Only by 'definition'.

0. \dot{9} = \displaystyle\sum_{r=1}^{r= \infty} 0.9 \cdot 0.1^{r-1}

Actually...I'll concede that I'm not qualified to comment on this topic because my knowledge of maths doesn't go beyond A2 Level, and it's not something I've ever encountered.

But definition is all that matters, if nothing is defined then you can't categorically say that anything is true

As I have mentioned earlier.

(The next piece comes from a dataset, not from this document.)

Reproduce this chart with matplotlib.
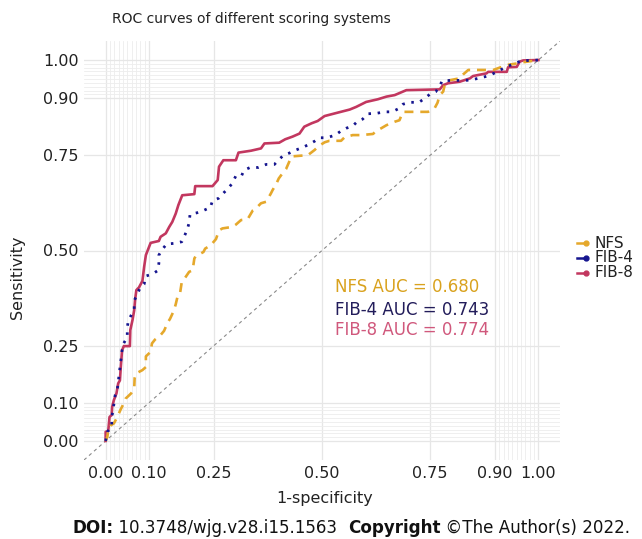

The method relies on 'limits' and not equivalence.

0. \dot{9} = \displaystyle\sum_{r=1}^{r= \infty} 0.9 \cdot 0.1^{r-1}

Ah-ha so if you have studied A Level maths you will know how to find the sum to infinity of a geometric series.

If we wanted to sum $\frac{9}{10} + \frac{9}{100} + \frac{9}{1000} ...$ we would note that this is a geometric series with first term $a=\frac{9}{10}$ and common ratio $r=\frac{1}{10}$.

Now substitute these numbers into the formula $S_{\infty} = \frac{a}{1-r}$.

What's wrong with taking limits? We can define 0.999999 is by taking limits, so it makes sense that limits should come up in your proof

We can also prove it by using the construction of the real numbers (slightly beyond my level so I probably won't be able to explain, but IIRC it involves taking Dedekind cuts)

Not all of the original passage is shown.